Book Review: "Bursting Bubbles: A Secret History of Champagne and the Rise of the Great Growers" by Robert Walters

"For too long, we, the wine community, have gone easy on Champagne. We have bought into the countless myths espoused by the marketeers of the region, and we have ignored the shortcomings of many of the wines. Time and time again, I have seen Champagnes dominated by overtly sweet, toasty, biscuity dosage characters described by experienced wine professionals in glowing terms without any critical comment. Time and time again, I have tasted very expensive prestige cuvées that lacked any of the breed, length, purity and clarity of terroir expression that we would expect of even the most basic Burgundy. In fact, the majority of even the most prestigious wines of the region derive almost all of their character from winemaking artifice, or what the French call ‘maquillage’ [make-up]."

Australian wine merchant, vineyard owner and writer Robert Walters has drawn his line in the sand in this heartfelt portrait of Champagne. Is there a reason why the markers of quality that we expect from other fine wine regions - sustainable viticulture, moderate yields, low-intervention winemaking, expression of place - should not apply to the Champagne region? The high yields, the de facto pesticide and fertilisation routines and the need to blend extensitvely are all justifiable, surely, because champagne is not expressive of individual sites and therefore base wines can be low in flavour intensity, light, elegant...

It's easy to see the circularity of this argument. If Champagne is created by blending, it need not express place; why bother going to the viticultural lengths required to bring about that expression? It's a convenient line for the bigger players to take in view of the fact that the region is simply not set up to incentivise responsible viticulture. Step up our heroes - the Great Growers!

The first post on this blog was a wine from Larmandier-Bernier, so it was a nice moment to read that the author's Champagne 'epiphany' moment was a taste of their Terre De Vertus: 

"I was floored. What I had in my glass was not Champagne, or at least not Champagne as I knew it. Rather, this was a remarkably fine, complex wine..."

Here emerges a theme of the book; that Champagne should have no exemption from the standards by which we judge any fine still wine. I have to say that his experience in coming to this conclusion, although perhaps a little more black-and-white than my own, is certainly a familiar one. Good wine can be boring. A lot of champagne is good. A lot of champagne is boring. A lot of champagne (and particularly the larger-production stuff) misses a vivacity of expression and texture that we expect from fine wine.

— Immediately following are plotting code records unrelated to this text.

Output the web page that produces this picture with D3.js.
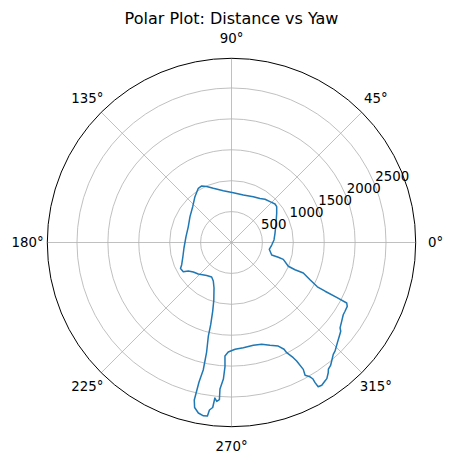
<!DOCTYPE html>
<html>
<head>
<meta charset="utf-8">
<script src="https://cdn.jsdelivr.net/npm/d3@7"></script>
<style>
  body { margin: 0; background: #fff; }
  text { font-family: 'DejaVu Sans', sans-serif; fill: #000; }
</style>
</head>
<body>
<svg width="453" height="464"></svg>
<script>
// yaw in degrees (counter-clockwise from 0°), distance in data units
const yawDeg = [
  -88.1, -83.6, -78.0, -73.5, -69.5, -65.7, -63.8, -63.4, -61.8, -61.2,
  -60.5, -61.0, -59.7, -59.2, -59.2, -59.0, -57.7, -56.0, -55.0, -53.4,
  -52.6, -51.1, -49.8, -47.7, -46.3, -45.2, -43.4, -40.9, -39.1, -38.2,
  -35.6, -32.9, -31.2, -28.9, -27.7, -27.6, -27.5, -27.3, -25.4, -23.0,
  -23.2, -22.7, -18.0, -17.5, -17.3, -10.2, -3.6, 3.4, 11.9, 23.3,
  32.9, 38.4, 41.5, 46.7, 52.2, 57.1, 64.6, 76.0, 87.9, 99.0,
  108.6, 113.9, 117.8, 121.5, 128.6, 137.3, 148.1, 160.1, 172.7, 186.6,
  197.6, 204.0, 207.0, 211.2, 213.4, 217.7, 223.5, 233.1, 240.1, 244.7,
  249.0, 252.9, 254.7, 255.8, 256.1, 257.2, 257.5, 256.9, 256.7, 257.4,
  259.0, 260.8, 262.1, 262.5, 263.5, 263.9, 264.7, 265.6, 265.5, 266.6,
  267.0, 266.7, 268.3, 271.9
];
const distance = [
  1729, 1713, 1700, 1718, 1776, 1838, 1925, 1994, 2115, 2188,
  2358, 2456, 2516, 2566, 2640, 2723, 2733, 2704, 2689, 2625,
  2581, 2554, 2511, 2446, 2426, 2399, 2358, 2309, 2277, 2235,
  2192, 2153, 2147, 2139, 2105, 1919, 1707, 1563, 1406, 1262,
  1118, 996, 881, 794, 681, 621, 652, 689, 719, 784,
  871, 933, 940, 908, 885, 848, 821, 792, 806, 849,
  925, 991, 1034, 1028, 948, 854, 791, 744, 742, 774,
  828, 882, 926, 912, 837, 781, 741, 668, 644, 689,
  789, 973, 1154, 1372, 1559, 1817, 2113, 2318, 2618, 2736,
  2810, 2840, 2834, 2733, 2687, 2530, 2581, 2551, 2378, 2213,
  2012, 1839, 1773, 1729
];
const rTicks = [500, 1000, 1500, 2000, 2500];
const thetaTicks = [0, 45, 90, 135, 180, 225, 270, 315];
const rMax = 2980;

const svg = d3.select('svg');
const cx = 231.5;
const cy = 242.5;
const outerR = 184.2;

const r = d3.scaleLinear().domain([0, rMax]).range([0, outerR]);
// matplotlib angle (ccw from east) -> d3 radial angle (cw from north)
const toD3 = deg => Math.PI / 2 - deg * Math.PI / 180;

svg.append('rect')
    .attr('width', 453)
    .attr('height', 464)
    .attr('fill', '#fff');

svg.append('text')
    .attr('x', 231.5)
    .attr('y', 24)
    .attr('text-anchor', 'middle')
    .style('font-size', '16px')
    .text('Polar Plot: Distance vs Yaw');

const g = svg.append('g')
    .attr('transform', `translate(${cx},${cy})`);

// grid
g.append('g')
  .selectAll('circle')
  .data(rTicks)
  .enter().append('circle')
    .attr('r', d => r(d))
    .attr('fill', 'none')
    .attr('stroke', '#b0b0b0')
    .attr('stroke-width', 0.8);

g.append('g')
  .selectAll('line')
  .data(thetaTicks)
  .enter().append('line')
    .attr('x1', 0)
    .attr('y1', 0)
    .attr('x2', d => outerR * Math.cos(d * Math.PI / 180))
    .attr('y2', d => -outerR * Math.sin(d * Math.PI / 180))
    .attr('stroke', '#b0b0b0')
    .attr('stroke-width', 0.8);

// data line
const pts = yawDeg.map((d, i) => [toD3(d), distance[i]]);
const line = d3.lineRadial()
    .angle(d => d[0])
    .radius(d => r(d[1]));

g.append('path')
    .datum(pts)
    .attr('d', line)
    .attr('fill', 'none')
    .attr('stroke', '#1f77b4')
    .attr('stroke-width', 1.5)
    .attr('stroke-linejoin', 'round');

// outer spine
g.append('circle')
    .attr('r', outerR)
    .attr('fill', 'none')
    .attr('stroke', '#000')
    .attr('stroke-width', 1);

// angle labels
g.append('g')
  .selectAll('text')
  .data(thetaTicks)
  .enter().append('text')
    .attr('x', d => 204 * Math.cos(d * Math.PI / 180))
    .attr('y', d => -204 * Math.sin(d * Math.PI / 180))
    .attr('text-anchor', 'middle')
    .attr('dominant-baseline', 'central')
    .style('font-size', '13.33px')
    .text(d => `${d}°`);

// radial labels at 22.5°
const labAng = 22.5 * Math.PI / 180;
g.append('g')
  .selectAll('text')
  .data(rTicks)
  .enter().append('text')
    .attr('x', d => r(d) * Math.cos(labAng) + 1)
    .attr('y', d => -r(d) * Math.sin(labAng) - 2)
    .style('font-size', '13.33px')
    .text(d => d);
</script>
</body>
</html>
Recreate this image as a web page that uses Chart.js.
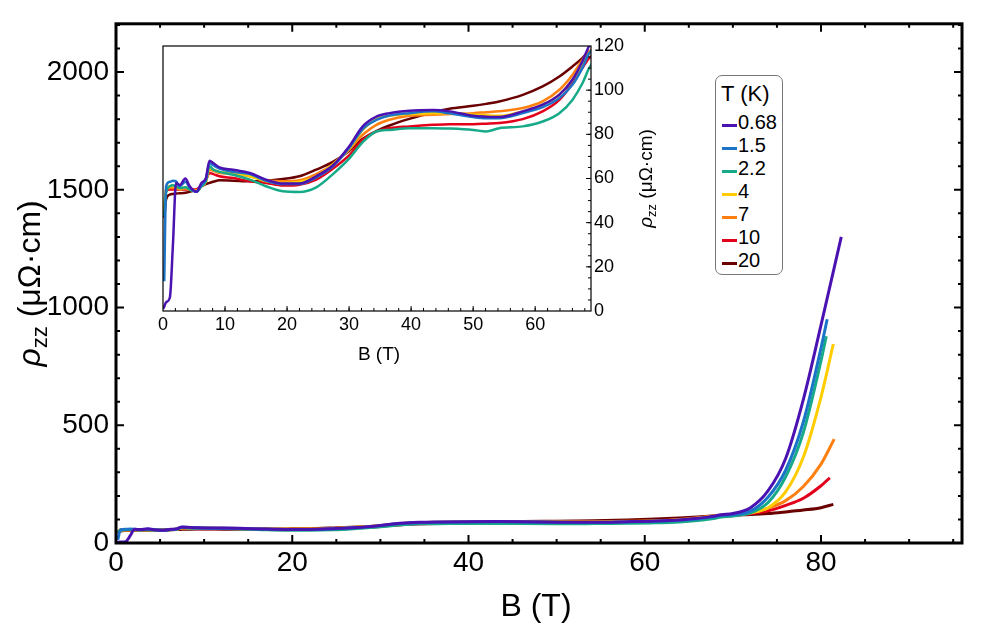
<!DOCTYPE html>
<html>
<head>
<meta charset="utf-8">
<script src="https://cdn.jsdelivr.net/npm/chart.js@4.4.1/dist/chart.umd.min.js"></script>
<style>
  body { margin: 0; background: #fff; }
  #wrap { position: relative; width: 1000px; height: 638px; font-family: "Liberation Sans", Arial, sans-serif; }
  #main { position: absolute; left: 0; top: 0; }
  #inset { position: absolute; left: 140px; top: 30px; }
  #legend {
    position: absolute; left: 715px; top: 75px; width: 66px; height: 198px;
    border: 1px solid #777; border-radius: 7px; background: #fff; box-sizing: content-box;
  }
  #legend .ttl { position: absolute; left: 5px; top: 6px; font-size: 22px; line-height: 24px; }
  #legend .row { position: absolute; left: 6px; font-size: 20px; line-height: 22px; white-space: nowrap; }
  #legend .sw { display: inline-block; width: 15px; height: 3px; margin-right: 1px; vertical-align: 2px; }
</style>
</head>
<body>
<div id="wrap">
  <canvas id="main" width="1000" height="638"></canvas>
  <canvas id="inset" width="540" height="345"></canvas>
  <div id="legend"></div>
</div>
<script>
// magnetic field grid (T), shared by every curve
const fieldT = [0, 0.2, 0.5, 1.1, 1.6, 2.1, 2.7, 3.6, 4.3, 5.4, 6.2, 6.9, 7.5, 8.1, 9.1, 11.3, 14, 16.6, 19.3, 22,
  24.7, 27.4, 30, 32.2, 34.4, 36.5, 39.7, 43.5, 46.2, 50, 52.1, 54.2, 58, 61.2, 63.9, 66, 67.6, 68.7, 70, 72,
  74, 76, 78, 80];

// rho_zz (uOhm cm) for each temperature
const rho068 = [1, 2, 4, 6, 30, 58, 57, 60, 56.5, 54, 58, 60, 68, 67, 65, 64, 62.5, 59.5, 57.7, 57.7,
  61, 66, 74.5, 83.6, 88, 89.6, 90.7, 91, 90.4, 88.4, 88, 87.8, 90.4, 93.4, 98, 104.7, 113, 120, 125, 150,
  222, 360, 610, 925];
const rho15 = [null, 13.5, 56.5, 58.5, 59, 58.7, 56.5, 58.5, 56, 54, 57, 59.5, 67, 66, 64.5, 63, 62, 59, 57.5, 57.5,
  60.5, 65.5, 73.8, 82.4, 86.5, 88.5, 89.6, 90.4, 89.5, 87.8, 87.3, 87.3, 89.6, 92.3, 96.4, 102.4, 110, 116.7, 120, 135,
  195, 310, 515, 828];
const rho22 = [null, 43, 53.5, 56.5, 57, 56.5, 55.7, 56, 55, 54, 56.5, 58.7, 65.5, 64, 63, 61.7, 59.5, 56.5, 54.2, 53.9,
  56, 62, 69, 76.5, 81.3, 82, 82.8, 82.8, 82.6, 82, 81.3, 82.8, 83.6, 85.8, 89.6, 95.6, 103, 110, 115, 128,
  172, 282, 470, 774];
const rho4 = [null, 46, 55, 56.5, 56.5, 56.5, 55.5, 56, 55, 54.5, 56.5, 58.5, 64.8, 64, 63, 62.5, 61, 58.7, 58, 58.5,
  61, 66.5, 73.5, 82, 86.9, 88.4, 89.2, 89.6, 89.6, 88.9, 88.6, 88.4, 90.4, 93.4, 98, 104.7, 112, 116.7, 118, 128,
  150, 218, 365, 620];
const rho7 = [null, 44.4, 55, 55.7, 55.7, 55.5, 55, 55.5, 55, 54.5, 56.5, 58.5, 64, 63.5, 62.5, 62.2, 61, 59.2, 58.7, 59.2,
  62, 66.5, 73, 79.8, 84.3, 86.6, 88.4, 88.9, 89.2, 89.6, 90, 90.4, 91.9, 94.9, 100.2, 106.9, 113.7, 117.5, 120, 128,
  148, 180, 240, 335];
const rho10 = [null, 43.7, 54.2, 55, 55, 55, 55, 55, 55, 55, 57, 59, 62.5, 62, 61, 60.2, 58.7, 58, 56.8, 57.2,
  59.5, 64.5, 70.5, 77.6, 81.3, 82.8, 83.6, 84.3, 84.6, 84.6, 84.8, 85.1, 86.9, 90.4, 95.6, 103, 110, 114.5, 117, 124,
  137, 160, 190, 243];
const rho20 = [null, 42.2, 50.5, 52.7, 53, 53.2, 53.3, 53.5, 54, 55, 56.5, 57.5, 58, 58.5, 59.2, 59, 58.7, 59, 59.8, 61,
  64, 67.5, 72.5, 78, 81.5, 84, 87, 90, 91.6, 92.9, 93.8, 94.9, 97.9, 101.7, 106.2, 110.7, 114.5, 117.5, 119, 121,
  125, 132, 140, 150];

// last measured point of each sweep
const endField = [82.3, 80.7, 80.6, 81.4, 81.5, 81.0, 81.4];
const endRho = [1300, 950, 878, 845, 441, 277, 164];

const temps = ['0.68', '1.5', '2.2', '4', '7', '10', '20'];
const series = [rho068, rho15, rho22, rho4, rho7, rho10, rho20];
const colors = ['#4b12b2', '#1b74c8', '#16aa88', '#ffcc00', '#ff8010', '#e3001a', '#6a0000'];

// tick values
const mainXTicks = [0, 20, 40, 60, 80];
const mainYTicks = [0, 500, 1000, 1500, 2000];
const insetXTicks = [0, 10, 20, 30, 40, 50, 60];
const insetYTicks = [0, 20, 40, 60, 80, 100, 120];

const FONT = '"Liberation Sans", Arial, sans-serif';

function range(step, max) {
  const out = [];
  for (let v = 0; v <= max + 1e-9; v += step) out.push(+v.toFixed(6));
  return out;
}

function makeDatasets(width) {
  return series.map((vals, k) => {
    const pts = [];
    fieldT.forEach((b, i) => { if (vals[i] !== null) pts.push({ x: b, y: vals[i] }); });
    pts.push({ x: endField[k], y: endRho[k] });
    return {
      label: temps[k],
      data: pts,
      borderColor: colors[k],
      borderWidth: width,
      pointRadius: 0,
      fill: false,
      cubicInterpolationMode: 'monotone'
    };
  });
}

// rho_zz (uOhm.cm) written with italic rho and subscript zz, centred on (0,0) after rotation
function drawRhoTitle(ctx, size) {
  const parts = [
    { t: 'ρ', f: 'italic ' + size + 'px ' + FONT, dy: 0 },
    { t: 'zz', f: Math.round(size * 0.68) + 'px ' + FONT, dy: size * 0.22 },
    { t: ' (μΩ·cm)', f: size + 'px ' + FONT, dy: 0 }
  ];
  let total = 0;
  parts.forEach(p => { ctx.font = p.f; p.w = ctx.measureText(p.t).width; total += p.w; });
  let x = -total / 2;
  ctx.textAlign = 'left';
  ctx.textBaseline = 'alphabetic';
  parts.forEach(p => { ctx.font = p.f; ctx.fillText(p.t, x, p.dy); x += p.w; });
}

const mathFrame = {
  id: 'mathFrame',
  beforeDatasetsDraw(chart) {
    const { ctx, chartArea: a } = chart;
    ctx.save();
    ctx.fillStyle = '#fff';
    ctx.fillRect(a.left, a.top, a.right - a.left, a.bottom - a.top);
    ctx.restore();
  },
  afterDatasetsDraw(chart, args, o) {
    const { ctx, chartArea: a } = chart;
    const xs = chart.scales.x, ys = chart.scales.y;
    ctx.save();
    ctx.strokeStyle = '#000';
    ctx.lineWidth = o.tickWidth;
    ctx.beginPath();
    const xMarks = (vals, len) => vals.forEach(v => {
      const p = xs.getPixelForValue(v);
      if (p <= a.left + 1 || p >= a.right - 1) return;
      if (o.sides.includes('b')) { ctx.moveTo(p, a.bottom); ctx.lineTo(p, a.bottom - len); }
      if (o.sides.includes('t')) { ctx.moveTo(p, a.top); ctx.lineTo(p, a.top + len); }
    });
    const yMarks = (vals, len) => vals.forEach(v => {
      const p = ys.getPixelForValue(v);
      if (p <= a.top + 1 || p >= a.bottom - 1) return;
      if (o.sides.includes('l')) { ctx.moveTo(a.left, p); ctx.lineTo(a.left + len, p); }
      if (o.sides.includes('r')) { ctx.moveTo(a.right, p); ctx.lineTo(a.right - len, p); }
    });
    xMarks(range(o.xMinor, xs.max), o.minorLen);
    xMarks(o.xMajor, o.majorLen);
    yMarks(range(o.yMinor, ys.max), o.minorLen);
    yMarks(o.yMajor, o.majorLen);
    ctx.stroke();
    ctx.lineWidth = o.frameWidth;
    ctx.strokeRect(a.left, a.top, a.right - a.left, a.bottom - a.top);

    ctx.fillStyle = '#000';
    ctx.font = o.titleSize + 'px ' + FONT;
    ctx.textAlign = 'center';
    ctx.textBaseline = 'middle';
    ctx.fillText('B (T)', (a.left + a.right) / 2 + o.xTitleShift, a.bottom + o.xTitleOffset);

    ctx.translate(o.yTitleX, (a.top + a.bottom) / 2);
    ctx.rotate(-Math.PI / 2);
    drawRhoTitle(ctx, o.yTitleSize);
    ctx.restore();
  }
};

function fixTicks(values) {
  return scale => { scale.ticks = values.map(v => ({ value: v })); };
}
const plainLabel = v => String(v);

// ---------------- main chart ----------------
new Chart(document.getElementById('main').getContext('2d'), {
  type: 'line',
  data: { datasets: makeDatasets(3) },
  options: {
    responsive: false,
    animation: false,
    parsing: false,
    layout: { padding: { left: 0, top: 18, right: 38, bottom: 0 } },
    plugins: {
      legend: { display: false },
      tooltip: { enabled: false },
      mathFrame: {
        sides: 'lrtb', tickWidth: 2, frameWidth: 3, majorLen: 8, minorLen: 4,
        xMajor: mainXTicks, xMinor: 5, yMajor: mainYTicks, yMinor: 100,
        titleSize: 32, xTitleShift: -3, xTitleOffset: 64, yTitleX: 40, yTitleSize: 32
      }
    },
    scales: {
      x: {
        type: 'linear', min: 0, max: 96,
        afterBuildTicks: fixTicks(mainXTicks),
        afterFit: s => { s.height = 95; },
        grid: { display: false, drawTicks: false },
        border: { display: false },
        ticks: { color: '#000', font: { size: 28, family: FONT }, padding: 3, maxRotation: 0, callback: plainLabel }
      },
      y: {
        type: 'linear', min: 0, max: 2205,
        afterBuildTicks: fixTicks(mainYTicks),
        afterFit: s => { s.width = 116; },
        grid: { display: false, drawTicks: false },
        border: { display: false },
        ticks: { color: '#000', font: { size: 28, family: FONT }, padding: 7, callback: plainLabel }
      }
    }
  },
  plugins: [mathFrame]
});

// ---------------- inset ----------------
new Chart(document.getElementById('inset').getContext('2d'), {
  type: 'line',
  data: { datasets: makeDatasets(2.5) },
  options: {
    responsive: false,
    animation: false,
    parsing: false,
    layout: { padding: { left: 23, top: 16, right: 0, bottom: 0 } },
    plugins: {
      legend: { display: false },
      tooltip: { enabled: false },
      mathFrame: {
        sides: 'br', tickWidth: 1, frameWidth: 1.2, majorLen: 5, minorLen: 3,
        xMajor: insetXTicks, xMinor: 2, yMajor: insetYTicks, yMinor: 5,
        titleSize: 19, xTitleShift: 2, xTitleOffset: 44, yTitleX: 512, yTitleSize: 19
      }
    },
    scales: {
      x: {
        type: 'linear', min: 0, max: 69,
        afterBuildTicks: fixTicks(insetXTicks),
        afterFit: s => { s.height = 64; },
        grid: { display: false, drawTicks: false },
        border: { display: false },
        ticks: { color: '#000', font: { size: 18, family: FONT }, padding: 3, maxRotation: 0, callback: plainLabel }
      },
      y: {
        type: 'linear', position: 'right', min: 0, max: 120,
        afterBuildTicks: fixTicks(insetYTicks),
        afterFit: s => { s.width = 89; },
        grid: { display: false, drawTicks: false },
        border: { display: false },
        ticks: { color: '#000', font: { size: 18, family: FONT }, padding: 3, callback: plainLabel }
      }
    }
  },
  plugins: [mathFrame]
});

// ---------------- legend ----------------
const legend = document.getElementById('legend');
legend.innerHTML = '<div class="ttl">T (K)</div>' + temps.map((t, k) =>
  '<div class="row" style="top:' + (35 + k * 23) + 'px"><span class="sw" style="background:' + colors[k] + '"></span>' + t + '</div>'
).join('');
</script>
</body>
</html>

Throughout the book, the reasons for this shortcoming emerge as:
  1. Lack of respect for the soil. The best growers cultivate, not spray, and avoid compaction.
  2. Yields are too high to obtain vinosity
  3. Grapes are picked too early and underripe
  4. Winemaking is too interventionist (cultured yeast, fining/filtration, over-zealous dosage etc)
Occasionally the mantra does become a little over-repetitive, but that's almost the point; there are differences of approach between the growers (oak vs. no oak, small dosage vs. no dosage, zero-spray approach vs. 'common sense') but these are few in number compared to the noticeable similarities. There are certainly a few bones of contention; for instance, I would probably argue that, since it's (almost) always necessary to use a cultured yeast for the secondary fermentation it can't really be considered quite the baddie it's made out to be here. I think the ripeness argument is also a complex one, given how often we hear that Champagne is struggling with accelerated ripening, lower acids and shorter seasons. I can see that if you only ferment to 4.5 bar and add no dosage, you can certainly start with a lower-acid base wine of 11% or even 12% and achieve a balanced wine, but this might not be a stylistic model for everyone. The real art may be in maintaining acidity at this sort of ripeness level. I'm sure that if most of the Champagne vineyard was left to ripen to 12% the wines would be flabby and spineless, whereas it's possible that if yields are lower both acidity and sugars will be higher. The dynamics of grape-growing for sparkling wine get pretty interesting! 

Walters does acknowledge that it's unrealistic to expect the whole region to change its practices. You can only make an expressive wine if you have a great site, and these are hard to find. Perhaps it's ok if the average grower improves just a few notches, so long as the best sites are farmed to the highest standards possible? Or perhaps we may never know just how good some sites are if they're continuously over-cropped?  

The questions keep coming, which I take as a sign of a good read. In fact, this is one of the most enjoyable wine books I've picked up in years, despite it having left me with a long (and somewhat expensive) shopping list. Very much recommended for any Champagne student, enthusiast or sceptic.